The costs of keeping the two schools open, school officials said, have prevented the district from providing equal learning opportunities to all students. The district’s other schools each have 30 to 40 kids per grade and enjoy more robust programming than what the smaller staff at the Sunderland and Currier Memorial schools can provide.
Taconic and Green school board Chair Melanie Virgilio, of Sunderland, said during the Tuesday meeting that the board members who voted for closure believe “that this will really be providing the best next steps for our kids in our communities.”
“I know none of us here are doing this with a light heart,” she said. “I don’t know how best to appropriately apologize, or say that we’re excited. There’s a lot of emotions around this.”
Both schools will close on July 1. The remaining students at the two schools would transfer to the Dorset Elementary School, while the district would shift all of its 6th- and 8th-grade students from the Dorset School to the Manchester Elementary-Middle School. Middle school students at the Flood Brook School would remain at that school.
Teachers and staff at the two schools, meanwhile, will be “reassigned by seniority,” according to Randi Lowe, the superintendent of the Bennington-Rutland Supervisory Union. She said in an email that “almost all, if not all, employees will have positions” in the district’s new configuration.
The vote to close the schools comes amid a tumultuous period of change for Vermont’s public education system. Act 73, the state’s sweeping education reform law, could soon transform how the system works and how the state pays for it.

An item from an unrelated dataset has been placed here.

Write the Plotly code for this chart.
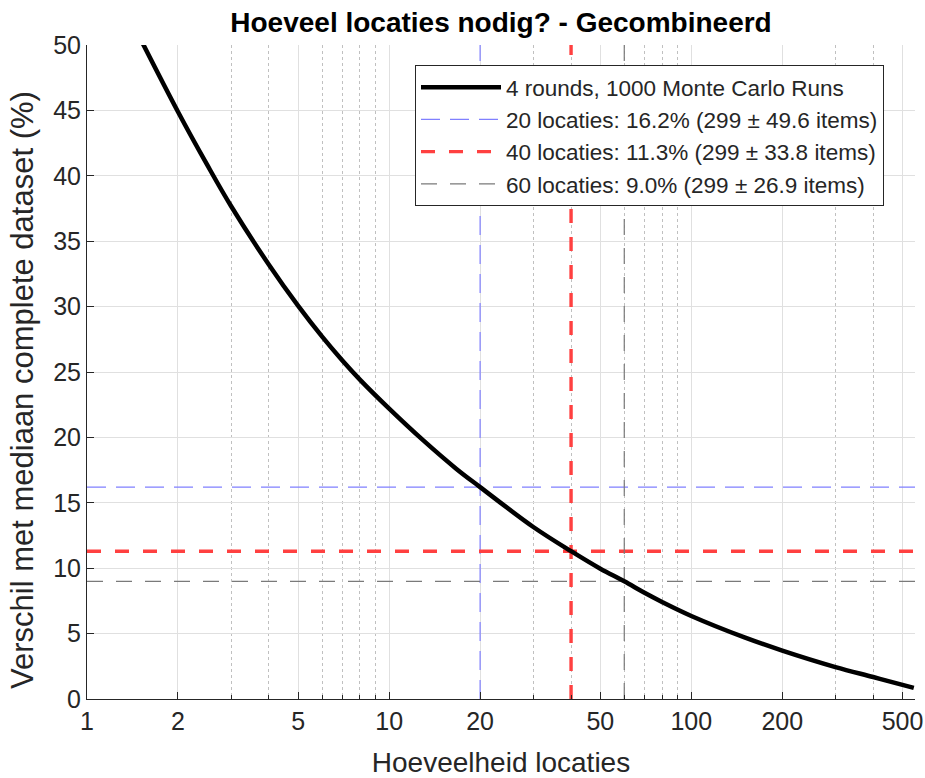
import numpy as np
import plotly.graph_objects as go

# Curve (locaties -> % verschil)
n_loc = [1.5, 2, 2.5, 3, 4, 5, 6, 7, 8, 10, 13, 16.7, 20, 30, 40, 50, 60, 70, 80,
         100, 150, 200, 300, 400, 500, 545]
pct_diff = [50.5, 44.9, 40.83, 37.67, 33.2, 30.05, 27.7, 25.88, 24.42, 22.2, 19.75, 17.59,
            16.2, 13.15, 11.3, 9.96, 9.0, 8.12, 7.42, 6.35, 4.71, 3.7, 2.44, 1.68, 1.08, 0.85]

# Reference thresholds
thr_loc = [20, 40, 60]
thr_pct = [16.2, 11.3, 9.0]
thr_items = [49.6, 33.8, 26.9]
median_items = 299
thr_colors = ["#8080ff", "#ff4040", "#7a7a7a"]
thr_widths = [1.2, 3.4, 1.2]
thr_dash = ["19px,10px", "14px,14px", "16px,13px"]

x_major = [1, 2, 5, 10, 20, 50, 100, 200, 500]
x_minor = [3, 4, 6, 7, 8, 9, 30, 40, 60, 70, 80, 90, 300, 400]
x_max = 550

FONT = "Liberation Sans, Arial, Helvetica, sans-serif"
TXT = "#262626"

fig = go.Figure()

for i, (nl, p, it) in enumerate(zip(thr_loc, thr_pct, thr_items)):
    fig.add_trace(go.Scatter(
        x=[1, x_max, None, nl, nl], y=[p, p, None, 0, 50],
        mode="lines",
        line=dict(color=thr_colors[i], width=thr_widths[i], dash=thr_dash[i]),
        name=f"{nl} locaties: {p:.1f}% ({median_items} ± {it:.1f} items)",
        legendrank=2 + i, hoverinfo="skip",
    ))

fig.add_trace(go.Scatter(
    x=n_loc, y=pct_diff, mode="lines",
    line=dict(color="black", width=4.5, shape="spline", smoothing=1.0),
    name="4 rounds, 1000 Monte Carlo Runs", legendrank=1,
))

fig.update_layout(
    width=925, height=778,
    margin=dict(l=87, r=10, t=45, b=79),
    paper_bgcolor="white", plot_bgcolor="white",
    font=dict(family=FONT, color=TXT, size=25),
    title=dict(text="<b>Hoeveel locaties nodig? - Gecombineerd</b>",
               x=0.5, xref="paper", xanchor="center",
               y=1 - 22 / 778, yref="container", yanchor="middle",
               font=dict(size=28, color="black", family=FONT)),
    showlegend=True,
    legend=dict(x=(415 - 87) / 828, y=(699 - 65) / 654, xanchor="left", yanchor="top",
                bgcolor="white", bordercolor=TXT, borderwidth=1,
                font=dict(size=22.5, color=TXT, family=FONT),
                itemwidth=80, tracegroupgap=0),
    annotations=[dict(
        text="Verschil met mediaan complete dataset (%)", textangle=-90,
        xref="paper", yref="paper", x=(22 - 87) / 828, y=(699 - 390) / 654,
        xanchor="center", yanchor="middle", showarrow=False,
        font=dict(size=31, color=TXT, family=FONT),
    )],
)

fig.update_xaxes(
    type="log", range=[0, np.log10(x_max)], automargin=False,
    tickmode="array", tickvals=x_major, ticktext=[str(v) for v in x_major],
    ticks="inside", ticklen=7, tickcolor=TXT, tickwidth=1,
    showline=True, linecolor=TXT, linewidth=1, mirror=False,
    showgrid=True, gridcolor="#e0e0e0", gridwidth=1,
    minor=dict(tickmode="array", tickvals=x_minor, ticks="inside", ticklen=4,
               tickcolor=TXT, showgrid=True, gridcolor="#c0c0c0", griddash="dot", gridwidth=1),
    title=dict(text="Hoeveelheid locaties", font=dict(size=28, color=TXT), standoff=18),
    tickfont=dict(size=25, color=TXT), zeroline=False,
)
fig.update_yaxes(
    range=[0, 50], tickmode="linear", tick0=0, dtick=5, automargin=False,
    ticks="inside", ticklen=7, tickcolor=TXT, tickwidth=1,
    showline=True, linecolor=TXT, linewidth=1, mirror=False,
    showgrid=True, gridcolor="#e0e0e0", gridwidth=1, zeroline=False,
    tickfont=dict(size=25, color=TXT),
)

fig.write_html("out.html")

The school redistricting task force is currently working to create no more than three possible map configurations to merge the state’s 119 school districts and 52 supervisory unions. The Legislature will consider those maps during their upcoming session in January.

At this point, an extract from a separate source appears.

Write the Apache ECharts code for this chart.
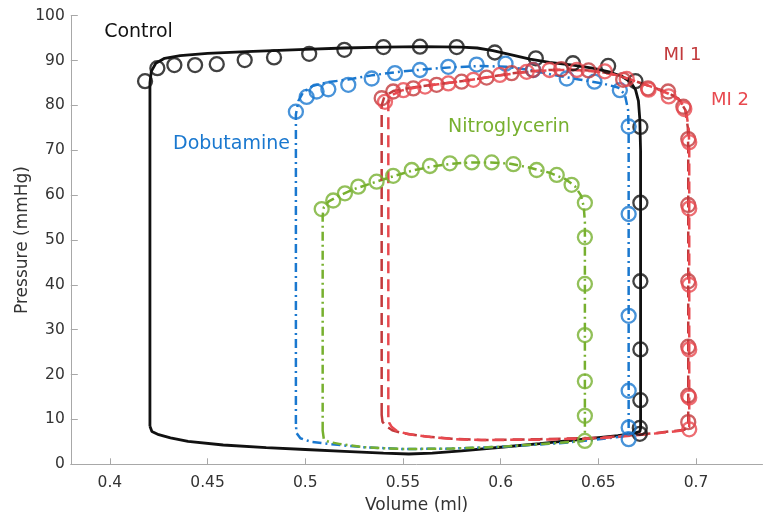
<!DOCTYPE html>
<html><head><meta charset="utf-8">
<script src="https://cdn.jsdelivr.net/npm/echarts@6/dist/echarts.min.js"></script>
<style>html,body{margin:0;padding:0;background:#fff}#c{width:763px;height:521px}</style>
</head><body><div id="c"></div>
<script>
// ---- tick labels ----
const xTicks = [0.4, 0.45, 0.5, 0.55, 0.6, 0.65, 0.7];
const yTicks = [0, 10, 20, 30, 40, 50, 60, 70, 80, 90, 100];

// ---- model curves (volume ml, pressure mmHg) ----
const controlLine = [
  [0.4205,8.5],[0.4205,85],[0.4212,87.6],[0.4235,89.4],[0.428,90.5],[0.436,91.1],[0.45,91.6],[0.47,92.0],
  [0.5,92.5],[0.52,92.8],[0.54,93.0],[0.56,93.1],[0.58,93.0],[0.588,92.8],[0.596,92.2],[0.605,91.3],
  [0.615,90.3],[0.625,89.6],[0.637,89.0],[0.647,88.3],[0.656,87.4],[0.662,86.5],[0.6665,85.2],[0.669,83.5],
  [0.6705,81],[0.6712,77],[0.6716,70],[0.6716,8.0],[0.6712,7.3],[0.668,6.9],[0.66,6.4],[0.64,5.5],
  [0.62,4.6],[0.6,3.8],[0.58,3.0],[0.565,2.5],[0.553,2.3],[0.54,2.5],[0.52,2.9],[0.5,3.3],[0.48,3.7],
  [0.458,4.3],[0.44,5.1],[0.431,5.9],[0.425,6.6],[0.4215,7.3],[0.4205,8.5]
];
const dobutamineLine = [
  [0.4952,9],[0.4952,78],[0.4965,81.0],[0.499,83.0],[0.504,84.4],[0.512,85.2],[0.522,85.8],[0.534,86.7],
  [0.546,87.4],[0.56,88.0],[0.575,88.5],[0.59,88.8],[0.603,88.6],[0.615,87.9],[0.628,86.7],[0.64,85.8],
  [0.652,84.9],[0.66,84.0],[0.6635,82.5],[0.6652,79],[0.6655,74],[0.6655,8],[0.665,6.6],[0.66,6.1],
  [0.647,5.4],[0.63,4.7],[0.6,3.9],[0.575,3.5],[0.55,3.4],[0.53,3.8],[0.515,4.4],[0.503,5.0],
  [0.4975,5.8],[0.4955,7],[0.4952,9]
];
const nitroLine = [
  [0.5089,7.5],[0.5089,55.5],[0.5095,57.3],[0.512,58.6],[0.517,59.8],[0.524,61.2],[0.535,62.8],[0.545,64.2],
  [0.555,65.5],[0.565,66.4],[0.575,67.0],[0.585,67.3],[0.595,67.3],[0.605,67.0],[0.615,66.1],[0.625,65.0],
  [0.633,63.6],[0.638,62.0],[0.641,60],[0.6425,57.5],[0.6431,54],[0.6431,5.6],[0.642,5.2],[0.63,4.8],
  [0.6,3.9],[0.575,3.5],[0.55,3.4],[0.53,3.8],[0.518,4.5],[0.512,5.0],[0.5095,5.6],[0.5089,7.5]
];
const mi1Line = [
  [0.5391,11],[0.5391,80],[0.5405,82],[0.545,83.2],[0.555,84],[0.565,84.6],[0.575,85.1],[0.585,85.7],
  [0.595,86.4],[0.605,87.1],[0.615,87.6],[0.625,87.9],[0.635,88.0],[0.645,87.8],[0.655,87.2],[0.665,86.0],
  [0.675,84.5],[0.685,83.0],[0.691,81.5],[0.6945,79],[0.6958,75],[0.696,70],[0.696,8.5],[0.694,7.7],
  [0.68,7.0],[0.665,6.4],[0.65,5.9],[0.62,5.6],[0.59,5.4],[0.575,5.7],[0.562,6.2],[0.55,6.9],
  [0.5445,7.6],[0.541,8.6],[0.5395,9.5],[0.5391,11]
];
const mi2Line = [
  [0.5425,10.5],[0.5425,80.5],[0.544,82.2],[0.549,83.3],[0.558,84.1],[0.568,84.7],[0.578,85.3],[0.588,85.9],
  [0.598,86.6],[0.608,87.2],[0.618,87.6],[0.628,87.9],[0.638,87.9],[0.648,87.6],[0.658,86.9],[0.667,85.7],
  [0.677,84.2],[0.686,82.6],[0.692,81.0],[0.695,78.5],[0.6963,74.5],[0.6965,70],[0.6965,8.3],[0.6945,7.6],
  [0.68,6.9],[0.665,6.3],[0.65,5.8],[0.62,5.5],[0.59,5.4],[0.576,5.6],[0.564,6.1],[0.553,6.7],
  [0.547,7.4],[0.5443,8.3],[0.543,9.2],[0.5425,10.5]
];

// ---- measured points ----
const controlPts = [
  [0.418,85.4],[0.4243,88.3],[0.433,89.0],[0.4436,89.0],[0.4547,89.2],[0.469,90.1],[0.484,90.7],[0.502,91.5],
  [0.520,92.4],[0.540,93.0],[0.5587,93.1],[0.5775,93.0],[0.597,91.8],[0.618,90.5],[0.637,89.4],[0.655,88.8],
  [0.669,85.4],[0.6715,75.2],[0.6715,58.3],[0.6715,40.8],[0.6715,25.6],[0.6715,14.3],[0.6712,8.1],[0.6712,6.8]
];
const dobutaminePts = [
  [0.4952,78.6],[0.5007,81.9],[0.5058,83.1],[0.5118,83.6],[0.522,84.6],[0.534,86.0],[0.5459,87.2],[0.5587,87.9],
  [0.5732,88.6],[0.5877,89.1],[0.6025,89.3],[0.6167,87.9],[0.6338,86.0],[0.648,85.3],[0.661,83.4],
  [0.6655,75.3],[0.6655,55.8],[0.6655,33.1],[0.6655,16.4],[0.6655,8.2],[0.6655,5.6]
];
const nitroPts = [
  [0.5084,56.9],[0.5143,58.8],[0.5203,60.4],[0.5271,61.9],[0.5365,63.0],[0.545,64.3],[0.5545,65.6],[0.5638,66.5],
  [0.574,67.1],[0.5852,67.3],[0.5954,67.3],[0.6065,66.9],[0.6184,65.6],[0.6287,64.5],[0.6363,62.3],[0.6431,58.3],
  [0.6431,50.6],[0.6431,40.2],[0.6431,28.8],[0.6431,18.5],[0.6431,10.8],[0.6431,5.2]
];
const mi1Pts = [
  [0.5391,81.6],[0.545,83.1],[0.5553,83.8],[0.5672,84.6],[0.58,85.3],[0.5928,86.2],[0.6056,87.2],[0.6165,87.9],
  [0.631,88.1],[0.645,87.8],[0.6627,85.7],[0.6754,83.8],[0.6857,83.1],[0.6935,79.7],
  [0.696,72.5],[0.696,57.8],[0.696,40.8],[0.696,26.2],[0.696,15.3],[0.696,9.4]
];
const mi2Pts = [
  [0.5408,80.8],[0.5502,83.4],[0.5613,84.2],[0.5732,84.9],[0.586,85.7],[0.5996,86.8],[0.6133,87.5],[0.625,87.9],
  [0.639,87.9],[0.6533,87.6],[0.6645,85.9],[0.6757,83.5],[0.686,82.0],[0.694,79.2],
  [0.6965,71.8],[0.6965,57.0],[0.6965,40.0],[0.6965,25.6],[0.6965,14.9],[0.6965,7.8]
];

// ---- series names / labels ----
const names = ['Control','Dobutamine','Nitroglycerin','MI 1','MI 2'];

const C = {black:'#111111', blue:'#1a78cf', green:'#77b02f', red1:'#c23a3c', red2:'#e8494f'};
const FONT = 'DejaVu Sans';

function lineSeries(name, data, color, type, w){
  return {name, type:'line', data, symbol:'none', smooth:false, z:2,
    lineStyle:{color, width:w, type}, animation:false, silent:true};
}
function ptSeries(name, data, color){
  return {name, type:'scatter', data, symbol:'circle', symbolSize:14, z:3,
    itemStyle:{color:'rgba(0,0,0,0)', borderColor:color, borderWidth:2.3}, animation:false, silent:true};
}

const chart = echarts.init(document.getElementById('c'), null, {renderer:'canvas'});
chart.setOption({
  backgroundColor:'#fff',
  animation:false,
  grid:{left:70.8, top:15.7, width:691.7, height:448.6, containLabel:false},
  xAxis:{type:'value', min:0.38, max:0.734,
    name:'Volume (ml)', nameLocation:'middle', nameGap:33,
    nameTextStyle:{fontFamily:FONT, fontSize:17, color:'#333'},
    axisLine:{show:true, lineStyle:{color:'#a8a8a8', width:1}},
    axisTick:{show:true, inside:true, length:6, customValues:xTicks, lineStyle:{color:'#a8a8a8'}},
    axisLabel:{customValues:xTicks, margin:11, fontFamily:FONT, fontSize:15.5, color:'#333'},
    splitLine:{show:false}},
  yAxis:{type:'value', min:0, max:100, interval:10,
    name:'Pressure (mmHg)', nameLocation:'middle', nameGap:40, nameMoveOverlap:false,
    nameTextStyle:{fontFamily:FONT, fontSize:17, color:'#333'},
    axisLine:{show:true, lineStyle:{color:'#a8a8a8', width:1}},
    axisTick:{show:true, inside:true, length:7, lineStyle:{color:'#a8a8a8'}},
    axisLabel:{margin:6, fontFamily:FONT, fontSize:15.5, color:'#333',
      formatter: v => yTicks.includes(v) ? String(v) : ''},
    splitLine:{show:false}},
  series:[
    lineSeries(names[0], controlLine, C.black, 'solid', 2.8),
    lineSeries(names[1], dobutamineLine, C.blue, [9,4,2,4], 2.5),
    lineSeries(names[2], nitroLine, C.green, [9,4,2,4], 2.5),
    lineSeries(names[3], mi1Line, C.red1, [12,6], 2.5),
    lineSeries(names[4], mi2Line, C.red2, [12,6], 2.5),
    ptSeries(names[0], controlPts, C.black),
    ptSeries(names[1], dobutaminePts, C.blue),
    ptSeries(names[2], nitroPts, C.green),
    ptSeries(names[3], mi1Pts, C.red1),
    ptSeries(names[4], mi2Pts, C.red2)
  ],
  graphic:[
    {type:'text', x:138.5, y:32.5, style:{text:names[0], fill:C.black, font:'19px '+FONT, textAlign:'center', textVerticalAlign:'middle'}},
    {type:'text', x:231.5, y:144, style:{text:names[1], fill:C.blue, font:'19px '+FONT, textAlign:'center', textVerticalAlign:'middle'}},
    {type:'text', x:509, y:127, style:{text:names[2], fill:C.green, font:'19px '+FONT, textAlign:'center', textVerticalAlign:'middle'}},
    {type:'text', x:682.5, y:55, style:{text:names[3], fill:C.red1, font:'18px '+FONT, textAlign:'center', textVerticalAlign:'middle'}},
    {type:'text', x:730, y:100, style:{text:names[4], fill:C.red2, font:'18px '+FONT, textAlign:'center', textVerticalAlign:'middle'}}
  ]
});
</script>
</body></html>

In some areas of the state, Act 73 is already having an effect on how districts are structuring themselves.
Danville voters will on Dec. 6 vote whether to shutter high school grades at the Danville School and switch to school choice after a resident petition was verified with enough signatures, according to Danville Town Clerk Michelle LeClerc.
That petition was partly spurred by fears that the Vermont Legislature was likely to pass legislation to restrict school choice for districts that close their schools — a sentiment that others have contested.

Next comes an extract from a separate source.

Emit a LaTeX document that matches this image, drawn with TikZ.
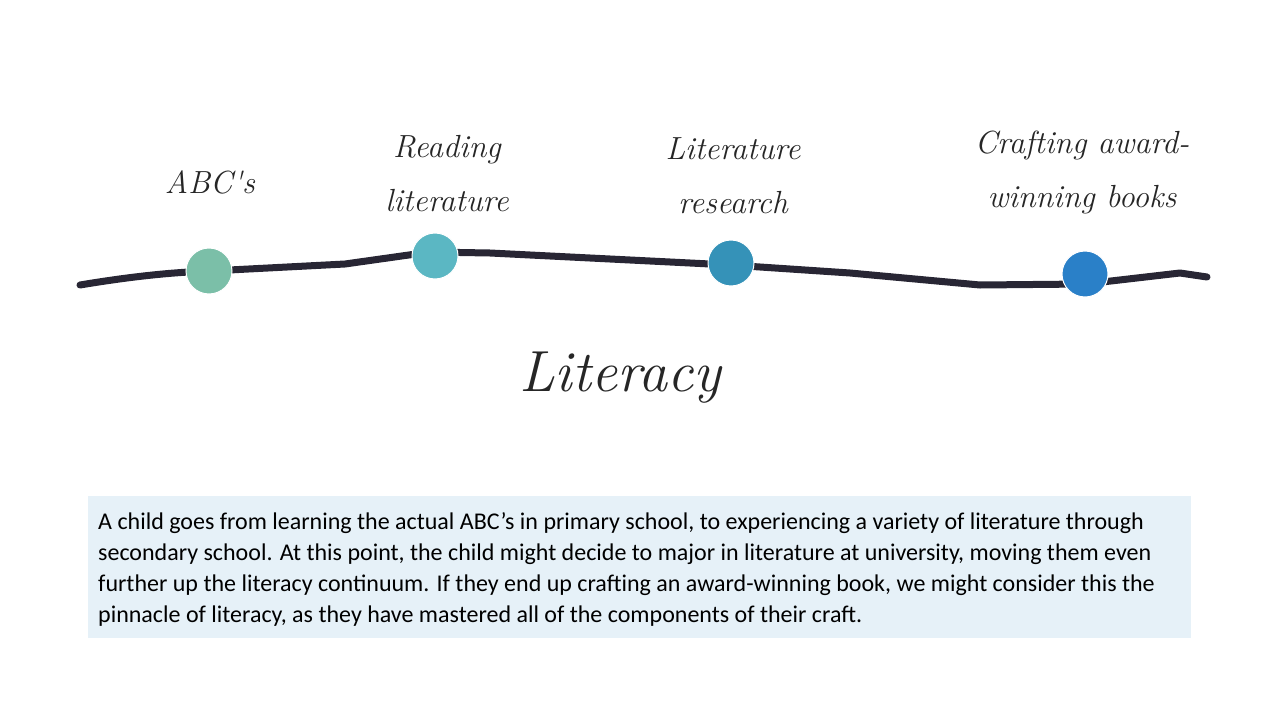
\documentclass[tikz,border=0pt]{standalone}
\usepackage{fontspec}
\setmainfont{Carlito}
\newfontfamily\hand{Latin Modern Roman}
\definecolor{cA}{RGB}{123,191,168}
\definecolor{cB}{RGB}{91,183,195}
\definecolor{cC}{RGB}{53,146,184}
\definecolor{cD}{RGB}{42,128,200}
\definecolor{boxbg}{RGB}{230,241,248}
\definecolor{linec}{RGB}{40,38,52}
\begin{document}
\begin{tikzpicture}[x=1pt,y=-1pt,
  dot/.style={circle,minimum size=46pt,inner sep=0pt,draw=white,line width=1pt},
  lbl/.style={font=\hand\itshape\fontsize{32}{54}\selectfont,align=center,text=black!85}]
\useasboundingbox (0,0) rectangle (1280,720);
\draw[line width=7pt,color=linec,line cap=round,line join=round]
 (80,285) .. controls (140,275) and (180,272) .. (210,271) -- (345,264) -- (430,252) -- (490,253) -- (730,265) -- (850,273) -- (980,285) -- (1085,284) -- (1180,273) -- (1207,277);
\node[dot,fill=cA] (a) at (209,271) {};
\node[dot,fill=cB] (b) at (435,256) {};
\node[dot,fill=cC] (c) at (731,263) {};
\node[dot,fill=cD] (d) at (1085,274) {};
\node[lbl] (la) at (210,182) {ABC's};
\node[lbl] (lb) at (447,174) {Reading\\literature};
\node[lbl] (lc) at (733,176) {Literature\\research};
\node[lbl] (ld) at (1082,172) {Crafting award-\\winning books};
\node[lbl,font=\hand\itshape\fontsize{58}{64}\selectfont] (lit) at (620,378) {Literacy};
\fill[boxbg] (88,496) rectangle (1191,638);
\node[anchor=north west,align=left,font=\fontsize{24}{31}\selectfont,inner sep=0pt] (txt) at (98,512) {A child goes from learning the actual ABC’s in primary school, to experiencing a variety of literature through\\secondary school. At this point, the child might decide to major in literature at university, moving them even\\further up the literacy continuum. If they end up crafting an award-winning book, we might consider this the\\pinnacle of literacy, as they have mastered all of the components of their craft.};
\end{tikzpicture}
\end{document}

But in places like the Bennington-Rutland Supervisory Union, the changes being considered predate the state’s new reform efforts.
Plans for a regional middle school have been in the works at the Bennington-Rutland Supervisory Union for several years, while plans to close some of the Taconic and Green School District’s five schools have been in discussion for at least a year.
Still, the new law’s provisions for when to close smaller schools appeared to, at least in part, motivate the board’s vote to close.
“We have no idea what the state’s going to do, and we can’t guarantee that closing these schools” would protect the school district and supervisory union from getting split apart,” board member Alex Wilde said Tuesday. “Not closing the schools is almost certainly going to let them just tear us to shreds.”
The board is committed to these plans, despite a majority of residents in the three towns voting in an Oct. 28 non-binding referendum against the two schools’ closure.
Just under 20% of registered voters in each town participated in the referendum, according to the results. Danby residents voted 148-46 to keep the schools open, while Mt. Tabor residents voted 22-6. The vote was closer in Sunderland, where 101 residents voted to keep the schools open, versus 73 who voted to close.
Lowe said that the results “were not unexpected and do not raise any additional concerns.”
“We are committed to a transition to new school communities that centers our students and their needs,” she said in an email.
During the Tuesday board meeting, several board members said they were disappointed in the low percentage of residents that voted. Some board members said much of the email correspondence they received in the days leading up to the vote were in favor of closing the schools.
“I don’t know where the ‘no, keep our schools’ emails were, but … it puts us in a tricky spot where the emails are saying one thing but the vote is clearly saying the opposite,” said Lechthaler.
Still, most board members said they felt closure was needed. Jon Wilson, who voted to close both schools, said Tuesday that he felt “like a villain doing that.”
“These schools both have long histories. We’re talking about the death of schools,” he said. But he voted for closure “because, as a school district, I don’t believe we can fulfill our potential if we keep those schools open. That’s sad to say and probably not making me any more friends, but that’s what I believe.”
On Tuesday, Virgilio said that further declines in enrollment at the schools were inevitable. When Currier Memorial School first opened in 1966, she said, there were 200 students there.
“That’s not there anymore,” she said. “I can’t see Danby growing exponentially in the near term, and I can say the same thing about Sunderland.”
While she remarked that these schools had “vibrant communities” in year’s past, she noted “that is not the reality of today, and I don’t see it going back, unfortunately.”
Correction: An earlier version of this story attributed a quote from the meeting to the wrong board member.